Could cycling have its “swing”?  Could we develop group riding to the state where we all ride in perfect harmony with each other?  The pulls up front are just the right duration.  The lead rider pulls off just as everyone expects.  The pace is perfect for the distance to go and matches all riders’ abilities.  The dropping rider catches back on without any wasted motion.  The group sacrifices personal needs and subordinates absolutely to the group.  Could this happen?  Could I ride in a group for a long effort in a cycling “swing”? 

I have experienced some great group rides where this seemed to happen in moments.  Some of the best rides were the night rides on the South Canal led by Vu and Mel.  I have had many other experiences like this in various group rides, but the moment of perfection is usually broken by a single act of personal need.  A rider pushes the pace, misses a turn, does a “hero” pull, has bad group riding skills, or many other reasons.

Many times I have experienced the “non-swing” rides were everyone seems like strangers on the same road.  Rider leaders are trying to “herd cats” on bikes who have left their group riding skill and knowledge at home.  Well organized pace lines get busted by self-minded individuals looking for a few minutes of rest on someone’s wheel.  You get the idea.
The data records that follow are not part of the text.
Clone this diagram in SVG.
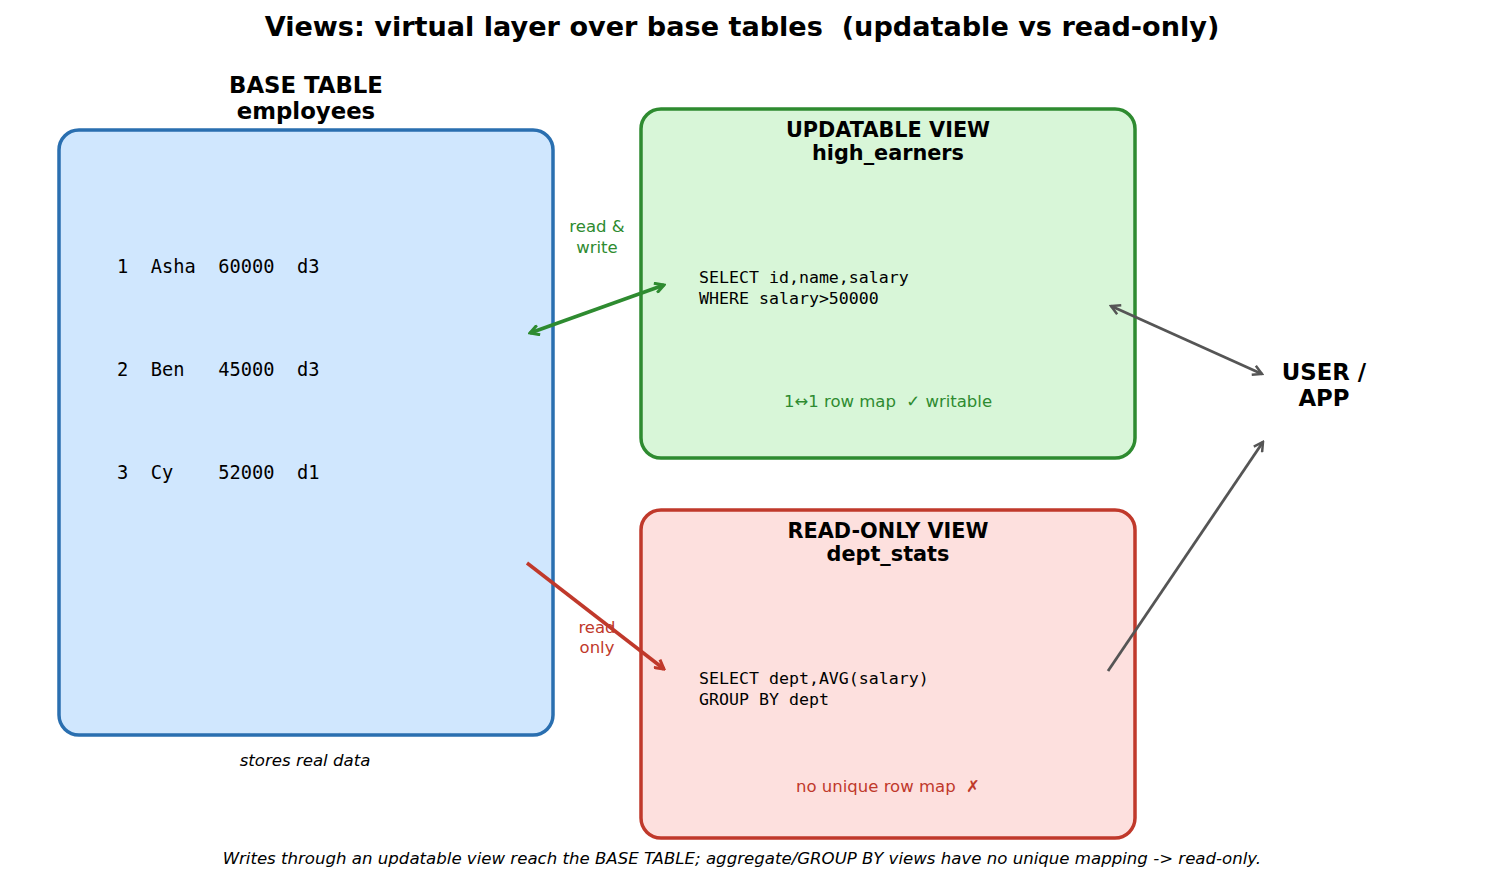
<svg xmlns="http://www.w3.org/2000/svg" width="1485" height="884" viewBox="0 0 1485 884">
<style>
text{font-family:"DejaVu Sans","Liberation Sans",sans-serif;}
.title{font-size:27.1px;font-weight:bold;text-anchor:middle;fill:#000;}
.hdr{font-size:22.8px;font-weight:bold;text-anchor:middle;fill:#000;}
.vhdr{font-size:20.8px;font-weight:bold;text-anchor:middle;fill:#000;}
.mono{font-family:"DejaVu Sans Mono","Liberation Mono",monospace;font-size:16.6px;fill:#000;}
.row{font-family:"DejaVu Sans Mono","Liberation Mono",monospace;font-size:18.7px;fill:#000;}
.note{font-size:16.5px;text-anchor:middle;}
.it{font-size:16.6px;font-style:italic;text-anchor:middle;fill:#000;}
.box{stroke-width:3.5;}
</style>
<defs>
<marker id="hg" markerWidth="12" markerHeight="12" refX="10" refY="6" orient="auto-start-reverse" markerUnits="userSpaceOnUse"><path d="M1,1 L10,6 L1,11" fill="none" stroke="#2e8b30" stroke-width="3"/></marker>
<marker id="hr" markerWidth="12" markerHeight="12" refX="10" refY="6" orient="auto-start-reverse" markerUnits="userSpaceOnUse"><path d="M1,1 L10,6 L1,11" fill="none" stroke="#c0392b" stroke-width="3"/></marker>
<marker id="hk" markerWidth="12" markerHeight="12" refX="10" refY="6" orient="auto-start-reverse" markerUnits="userSpaceOnUse"><path d="M1,1 L10,6 L1,11" fill="none" stroke="#555555" stroke-width="2.5"/></marker>
</defs>
<rect width="1485" height="884" fill="#fff"/>
<text class="title" x="742" y="36" xml:space="preserve">Views: virtual layer over base tables  (updatable vs read-only)</text>

<g id="base">
<rect class="box" x="59" y="130" width="494" height="605" rx="20" fill="#d0e7fe" stroke="#2a6fb0"/>
<text class="hdr" x="306" y="93">BASE TABLE</text>
<text class="hdr" x="306" y="119">employees</text>
<text class="row" x="117" y="273" xml:space="preserve">1  Asha  60000  d3</text>
<text class="row" x="117" y="376" xml:space="preserve">2  Ben   45000  d3</text>
<text class="row" x="117" y="479" xml:space="preserve">3  Cy    52000  d1</text>
<text class="it" x="305" y="766">stores real data</text>
</g>

<g id="updatable">
<rect class="box" x="641" y="109" width="494" height="349" rx="20" fill="#d8f6d8" stroke="#2e8b30"/>
<text class="vhdr" x="888" y="137">UPDATABLE VIEW</text>
<text class="vhdr" x="888" y="160">high_earners</text>
<text class="mono" x="699" y="283">SELECT id,name,salary</text>
<text class="mono" x="699" y="304">WHERE salary&gt;50000</text>
<text class="note" x="888" y="407" fill="#2e8b30" xml:space="preserve">1↔1 row map  ✓ writable</text>
</g>

<g id="readonly">
<rect class="box" x="641" y="510" width="494" height="328" rx="20" fill="#fde0de" stroke="#c0392b"/>
<text class="vhdr" x="888" y="538">READ-ONLY VIEW</text>
<text class="vhdr" x="888" y="561">dept_stats</text>
<text class="mono" x="699" y="684">SELECT dept,AVG(salary)</text>
<text class="mono" x="699" y="705">GROUP BY dept</text>
<text class="note" x="888" y="792" fill="#c0392b" xml:space="preserve">no unique row map  ✗</text>
</g>

<g id="user">
<text class="hdr" x="1324" y="380">USER /</text>
<text class="hdr" x="1324" y="406">APP</text>
</g>

<g id="connectors" fill="none">
<line x1="530" y1="333" x2="664" y2="285" stroke="#2e8b30" stroke-width="3.5" marker-start="url(#hg)" marker-end="url(#hg)"/>
<text class="note" x="597" y="232" fill="#2e8b30" stroke="none">read &amp;</text>
<text class="note" x="597" y="253" fill="#2e8b30" stroke="none">write</text>
<line x1="527" y1="563" x2="664" y2="669" stroke="#c0392b" stroke-width="3.5" marker-end="url(#hr)"/>
<text class="note" x="597" y="633" fill="#c0392b" stroke="none">read</text>
<text class="note" x="597" y="653" fill="#c0392b" stroke="none">only</text>
<line x1="1111" y1="306" x2="1262" y2="374" stroke="#555555" stroke-width="2.8" marker-start="url(#hk)" marker-end="url(#hk)"/>
<line x1="1108" y1="671" x2="1263" y2="442" stroke="#555555" stroke-width="2.8" marker-end="url(#hk)"/>
</g>

<text class="it" x="742" y="864">Writes through an updatable view reach the BASE TABLE; aggregate/GROUP BY views have no unique mapping -&gt; read-only.</text>
</svg>
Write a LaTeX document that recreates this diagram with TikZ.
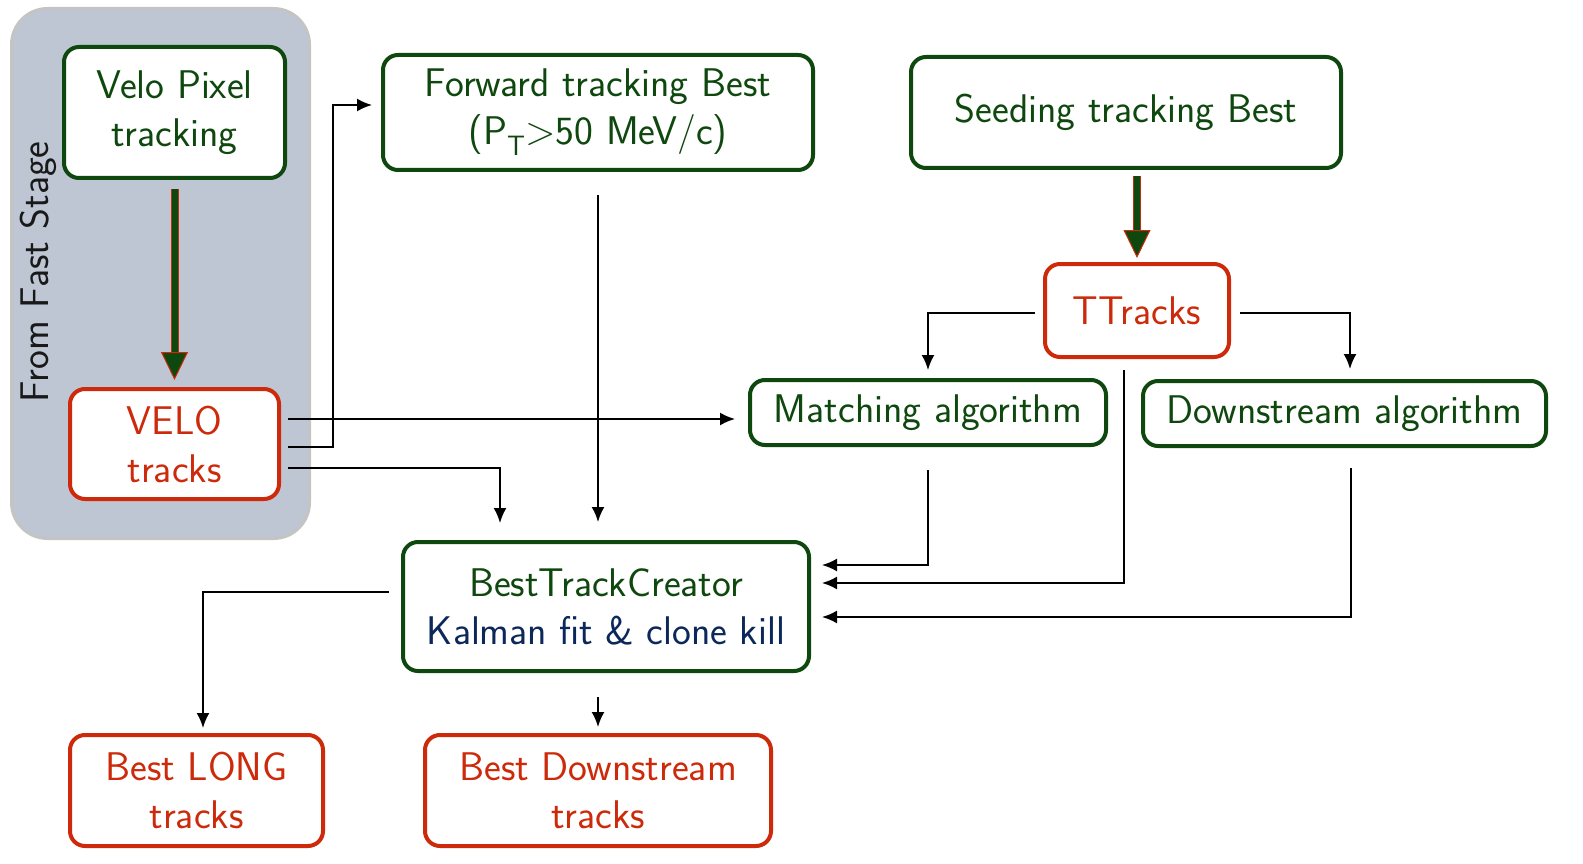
\documentclass[tikz,border=0pt]{standalone}
\usepackage{fontspec}
\usetikzlibrary{arrows.meta}
\definecolor{tkgreen}{RGB}{14,72,14}
\definecolor{tkred}{RGB}{204,42,10}
\definecolor{tkblue}{RGB}{12,40,90}
\definecolor{panelfill}{RGB}{190,198,212}
\definecolor{panelline}{RGB}{196,196,196}
\tikzset{
  greenbox/.style={rectangle, rounded corners=15pt, draw=tkgreen, line width=4pt, fill=white, text=tkgreen, align=center, inner sep=0pt},
  redbox/.style={rectangle, rounded corners=15pt, draw=tkred, line width=4pt, fill=white, text=tkred, align=center, inner sep=0pt},
  panel/.style={rectangle, rounded corners=36pt, draw=panelline, line width=3pt, fill=panelfill, inner sep=0pt},
  flow/.style={line width=2pt, -{Latex[length=15pt,width=13pt]}},
  fatflow/.style={draw=tkred, line width=1pt, double=tkgreen, double distance=6pt,
    -{Triangle[length=28pt,width=27pt,fill=tkgreen,color=tkred,line width=1pt]}}
}
\begin{document}
\begin{tikzpicture}[x=1pt, y=-1pt, font=\sffamily\fontsize{40}{48}\selectfont]
        \useasboundingbox (0,0) rectangle (1583,864);
        % Nodes
        \node (fast) [panel, minimum width=298pt, minimum height=530pt] at (160.5,273.5) {};
        \node (faststage) [rotate=90, text=black!90] at (38,272) {From Fast Stage};
        \node (velopix) [greenbox, minimum width=221pt, minimum height=131pt] at (174.5,112.5) {Velo Pixel\\tracking};
        \node (velotrk) [redbox, minimum width=209pt, minimum height=110pt] at (174.5,444) {VELO\\tracks};
        \node (fwd) [greenbox, minimum width=430pt, minimum height=115pt] at (598,112.5) {Forward tracking Best\\(P\textsubscript{T}>50 MeV/c)};
        \node (seed) [greenbox, minimum width=430pt, minimum height=111pt] at (1126,112.5) {Seeding tracking Best};
        \node (ttrk) [redbox, minimum width=184pt, minimum height=93pt] at (1137,310.5) {TTracks};
        \node (match) [greenbox, minimum width=356pt, minimum height=65pt] at (928,412.5) {Matching algorithm};
        \node (down) [greenbox, minimum width=403pt, minimum height=65pt] at (1344.5,413.5) {Downstream algorithm};
        \node (btc) [greenbox, minimum width=406pt, minimum height=129pt] at (606,606.5) {BestTrackCreator\\\textcolor{tkblue}{Kalman fit \& clone kill}};
        \node (bestlong) [redbox, minimum width=253pt, minimum height=111pt] at (196.5,790.5) {Best LONG\\tracks};
        \node (bestdown) [redbox, minimum width=346pt, minimum height=111pt] at (598,790.5) {Best Downstream\\tracks};

        % Edges
        \draw[fatflow, shorten <=9pt, shorten >=7pt] (velopix.south) -- (velotrk.north);
        \draw[fatflow, shorten <=6pt, shorten >=4pt] (seed.south -| ttrk.north) -- (ttrk.north);
        \draw[flow, shorten >=13pt] ([xshift=7pt,yshift=25pt]velotrk.east) coordinate (v1) -- (v1 -| match.west);
        \draw[flow, shorten >=9pt] ([xshift=7pt,yshift=-3pt]velotrk.east) -- ++(45,0) |- ([yshift=7.5pt]fwd.west);
        \draw[flow, shorten >=17pt] ([xshift=7pt,yshift=-24pt]velotrk.east) -| ([xshift=-106pt]btc.north);
        \draw[flow, shorten <=23pt, shorten >=18pt] (fwd.south) -- (fwd.south |- btc.north);
        \draw[flow, shorten <=8pt, shorten >=8pt] ([yshift=-2.5pt]ttrk.west) -| (match.north);
        \draw[flow, shorten <=9pt, shorten >=10pt] ([yshift=-2.5pt]ttrk.east) -| ([xshift=5.5pt]down.north);
        \draw[flow, shorten <=23pt, shorten >=11pt] (match.south) |- ([yshift=41.5pt]btc.east);
        \draw[flow, shorten <=11pt, shorten >=11pt] ([xshift=-13pt]ttrk.south) |- ([yshift=23.5pt]btc.east);
        \draw[flow, shorten <=20pt, shorten >=11pt] ([xshift=6.5pt]down.south) |- ([yshift=-10.5pt]btc.east);
        \draw[flow, shorten <=12pt, shorten >=5pt] ([yshift=14.5pt]btc.west) -| ([xshift=6.5pt]bestlong.north);
        \draw[flow, shorten <=24pt, shorten >=6pt] ([xshift=-8pt]btc.south) -- (bestdown.north);

\end{tikzpicture}
\end{document}
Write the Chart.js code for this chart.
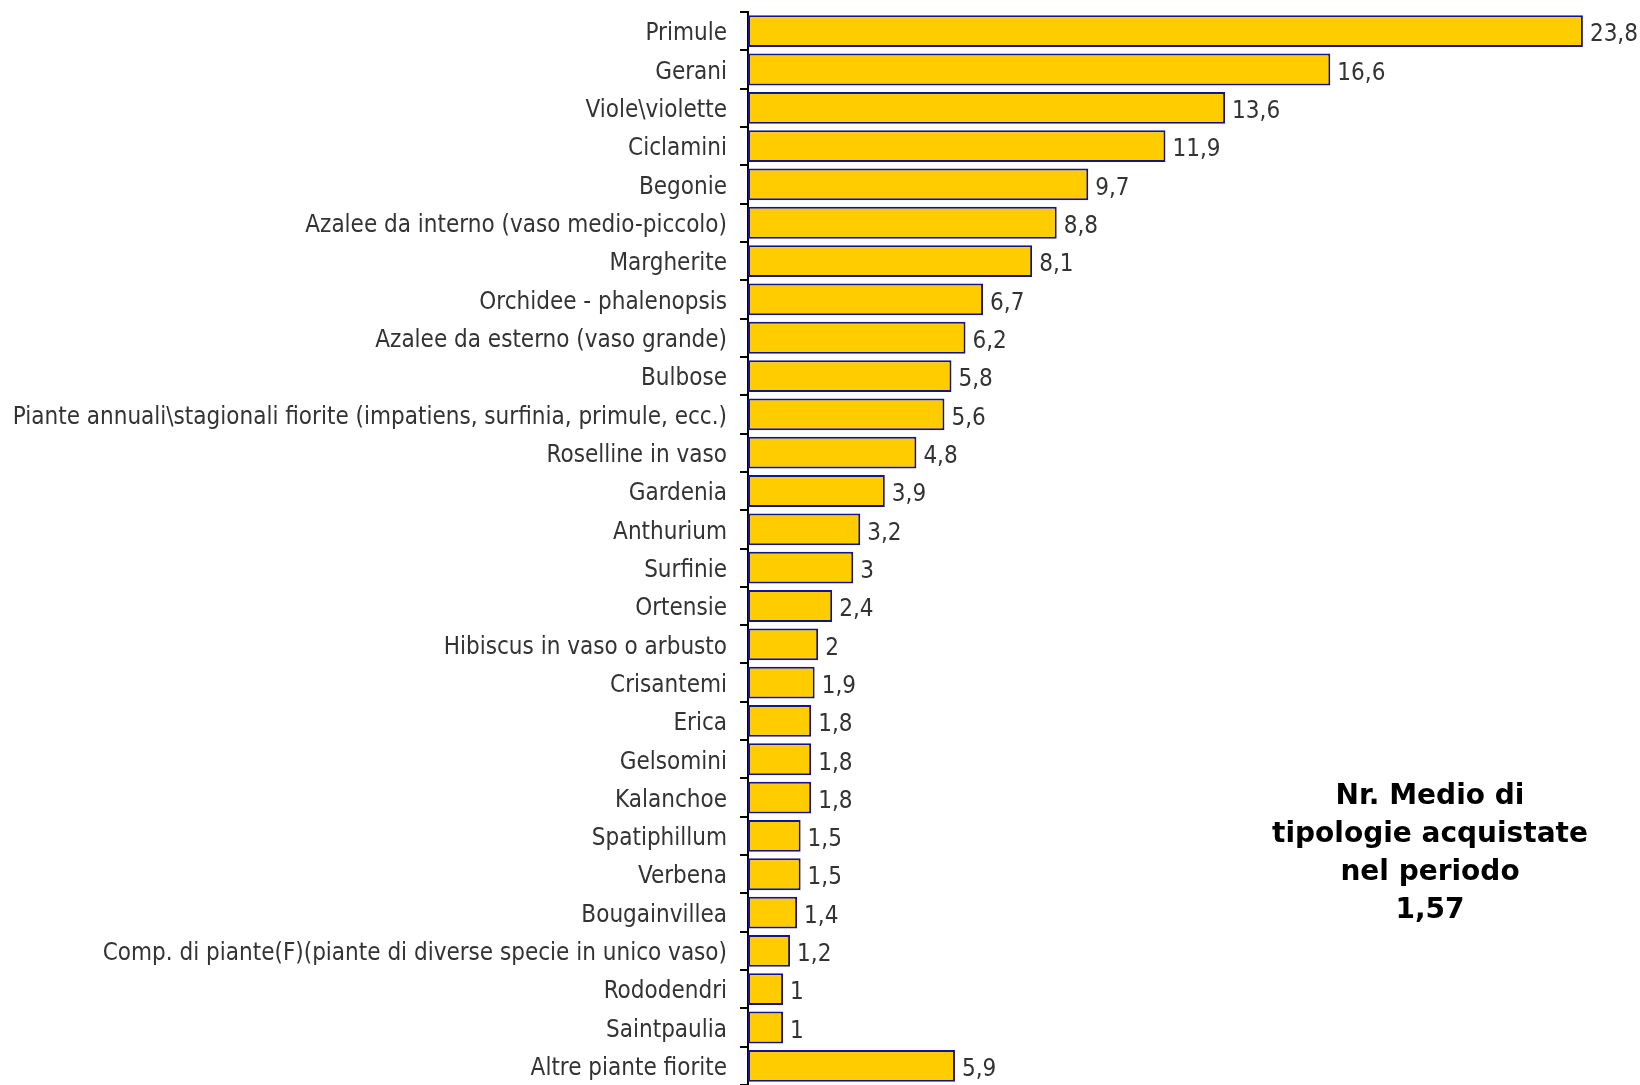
<!DOCTYPE html>
<html>
<head>
<meta charset="utf-8">
<script src="https://cdn.jsdelivr.net/npm/chart.js@4"></script>
<style>
  html, body { margin: 0; padding: 0; background: #fff; overflow: hidden; }
  #wrap { width: 1640px; height: 1085px; }
</style>
</head>
<body>
<div id="wrap"><canvas id="chart" width="1640" height="1085"></canvas></div>
<script>
// categories and values, top to bottom
const categories = [
  'Primule', 'Gerani', 'Viole\\violette', 'Ciclamini', 'Begonie',
  'Azalee da interno (vaso medio-piccolo)', 'Margherite', 'Orchidee - phalenopsis',
  'Azalee da esterno (vaso grande)', 'Bulbose',
  'Piante annuali\\stagionali fiorite (impatiens, surfinia, primule, ecc.)',
  'Roselline in vaso', 'Gardenia', 'Anthurium', 'Surfinie', 'Ortensie',
  'Hibiscus in vaso o arbusto', 'Crisantemi', 'Erica', 'Gelsomini', 'Kalanchoe',
  'Spatiphillum', 'Verbena', 'Bougainvillea',
  'Comp. di piante(F)(piante di diverse specie in unico vaso)',
  'Rododendri', 'Saintpaulia', 'Altre piante fiorite'
];
const values = [
  23.8, 16.6, 13.6, 11.9, 9.7, 8.8, 8.1, 6.7, 6.2, 5.8, 5.6, 4.8, 3.9, 3.2, 3,
  2.4, 2, 1.9, 1.8, 1.8, 1.8, 1.5, 1.5, 1.4, 1.2, 1, 1, 5.9
];
const noteLines = ['Nr. Medio di', 'tipologie acquistate', 'nel periodo', '1,57'];

const labelFamily = '"DejaVu Sans Condensed", "DejaVu Sans", sans-serif';

// value labels at the end of each bar, comma decimals
const valueLabels = {
  id: 'valueLabels',
  afterDatasetsDraw(chart) {
    const ctx = chart.ctx;
    const meta = chart.getDatasetMeta(0);
    ctx.save();
    ctx.font = '24px ' + labelFamily;
    ctx.fillStyle = '#333333';
    ctx.textAlign = 'left';
    ctx.textBaseline = 'middle';
    meta.data.forEach((bar, i) => {
      ctx.fillText(String(values[i]).replace('.', ','), bar.x + 7, bar.y + 4);
    });
    ctx.restore();
  }
};

// the bold note on the right
const note = {
  id: 'note',
  afterDraw(chart) {
    const ctx = chart.ctx;
    ctx.save();
    ctx.font = 'bold 28px "DejaVu Sans", Verdana, sans-serif';
    ctx.fillStyle = '#000000';
    ctx.textAlign = 'center';
    ctx.textBaseline = 'middle';
    noteLines.forEach((line, i) => {
      ctx.fillText(line, 1430, 797 + i * 38);
    });
    ctx.restore();
  }
};

new Chart(document.getElementById('chart'), {
  type: 'bar',
  data: {
    labels: categories,
    datasets: [{
      data: values,
      backgroundColor: '#FFCC00',
      borderColor: '#14148C',
      borderWidth: 2,
      borderSkipped: false,
      barPercentage: 0.83,
      categoryPercentage: 1
    }]
  },
  options: {
    indexAxis: 'y',
    responsive: false,
    animation: false,
    layout: { padding: { top: 12, bottom: 0, left: 0, right: 15 } },
    plugins: {
      legend: { display: false },
      tooltip: { enabled: false }
    },
    scales: {
      x: { display: false, min: 0, max: 25 },
      y: {
        afterFit(scale) {
          scale.width = 748;
          scale.paddingTop = 0;
          scale.paddingBottom = 0;
        },
        border: { display: true, color: '#000000', width: 2 },
        grid: {
          offset: true,
          drawOnChartArea: false,
          drawTicks: true,
          tickLength: 8,
          color: '#000000',
          lineWidth: 2
        },
        ticks: {
          autoSkip: false,
          padding: 13,
          labelOffset: 3,
          color: '#333333',
          font: { family: labelFamily, size: 24 }
        }
      }
    }
  },
  plugins: [valueLabels, note]
});
</script>
</body>
</html>
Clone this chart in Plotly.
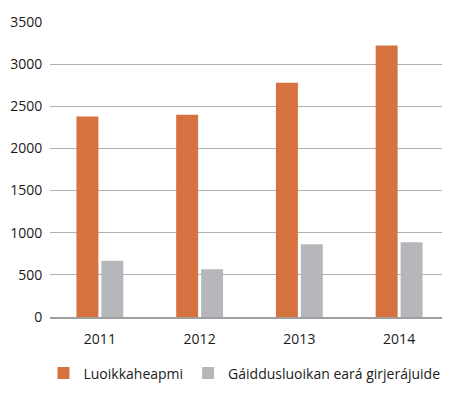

We have all learned the skills and techniques for group cycling, but the more I ride with a group the more I realize how much I have yet to learn about the true potential in a group of cyclists working
in harmony.  I think this will be a new goal of mine – to find some CF riders who want to ride in the “swing”.  Maybe riding in the “swing” could be the norm.  It will be interesting to find out.